Our results demonstrated that the lot number of Lipiodol and Histoacryl could affect reaction times. In a 50% glue mixture concentration, two products, lots C and D, remained stable as a liquid for 48 hours. In a 25% glue mixture concentration, two products, lots C and D, remained stable as a liquid for 2 weeks. These results suggest that glue mixtures tend to harden into casts prematurely before being able to be used for embolization unless the stable product is used.

The reason for the spontaneous polymerization of glue remains unclear. Apsimon et al (4) suggested that early polymerization is possibly attributable to a contaminant in Lipiodol and is potentiated by the Histoacryl ampule in which the actual volume has been reduced and some residue found. Our results demonstrate that the degree of premature polymerization was different according to the lot number of the Lipiodol and Histoacryl concentrations.

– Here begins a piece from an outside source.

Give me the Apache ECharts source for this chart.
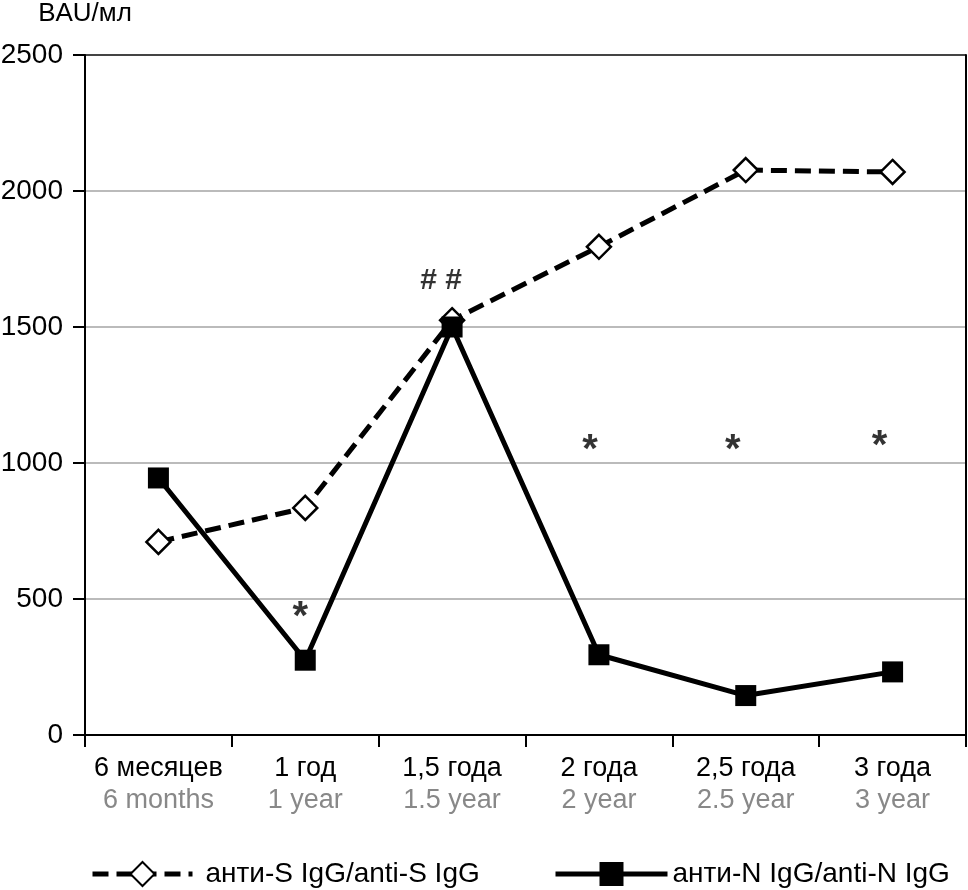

When tungsten was added to the glue mixture, it remained stable as a liquid for 2 weeks irrespective of the Lipiodol lot. We speculated that some characteristic of tungsten affects the glue mixtures and inhibits polymerization because most glue mixture solutions without tungsten hardened into casts within 2 weeks. Because polymerization of glue is known to be delayed by the addition of acetic acid, we measured the pH of tungsten in distilled water and finally found that tungsten solution has a strong acidity. The pH change depended on the amount of tungsten. Based on our data, we believe that tungsten inhibits polymerization of the glue mixture by reducing the pH. Therefore, tungsten can be used to retard polymerization as well as for an opacifying agent in high glue concentrations.

The effect of the glue mixture with tungsten differs from that without tungsten when used for embolization (6–8). Although the glue mixture and glue mixture with tungsten were able to be injected at the nidus of a brain AVM, a glue mixture with tungsten could be injected effectively at the pedicle of a brain AVM because the glue mixture with tungsten tended to reach the nidus through the pedicle (6). Therefore, the glue mixture with tungsten can be used at the pedicle when the pedicle aneurysm exists just in front of the nidus. However, the glue mixture with tungsten seemed able to penetrate the vein of a brain AVM more often than the glue mixture and it should be used very carefully during embolization of a brain AVM.

Tantalum showed a similar but less efficient effect than tungsten as a retardant. Our observation with tantalum differed from a report by Brothers et al (1) who noted spontaneous polymerization in both NBCA and IBCA when in contact with tantalum, and recommended that tantalum mixtures of NBCA should be used or discarded within 15 minutes of preparation in order to avoid catheter blockage. Brothers et al (1) also mentioned that it is unlikely that tantalum speeds polymerization of the glue mixture when injected intraarterially. We cannot explain the seemingly opposite effects of the tantalum, but we suspect that the acidity of the metal powder differs depending upon the metal powder production process. Further studies are warranted in order to prove that the acidity of metal powder is directly responsible for the delayed or accelerated polymerization.

The final status of the glue mixture was that it solidified in 50% glue mixture concentrations and became gel in 25% concentrations. Its hardness was of solid-to-gel consistency in 28% and 33% concentrations. Hardness of the glue mixture is an important factor for surgery. When the cast is too hard to cut, resection is difficult during surgery. Therefore, the glue mixture with less than a 28% glue concentration is recommended for preoperative embolization in order to avoid difficult resection during surgery.

Conclusion

The reaction time of glue mixtures differed according to the lot number of the Lipiodol. Most glue mixtures did not remain liquid before use and turned into glue casts prematurely. When tungsten was added to the glue mixtures, they remained in a liquid state. The addition of tungsten seemed to prevent premature cast formation by decreasing the pH with a mechanisms similar to that of adding acetic acid.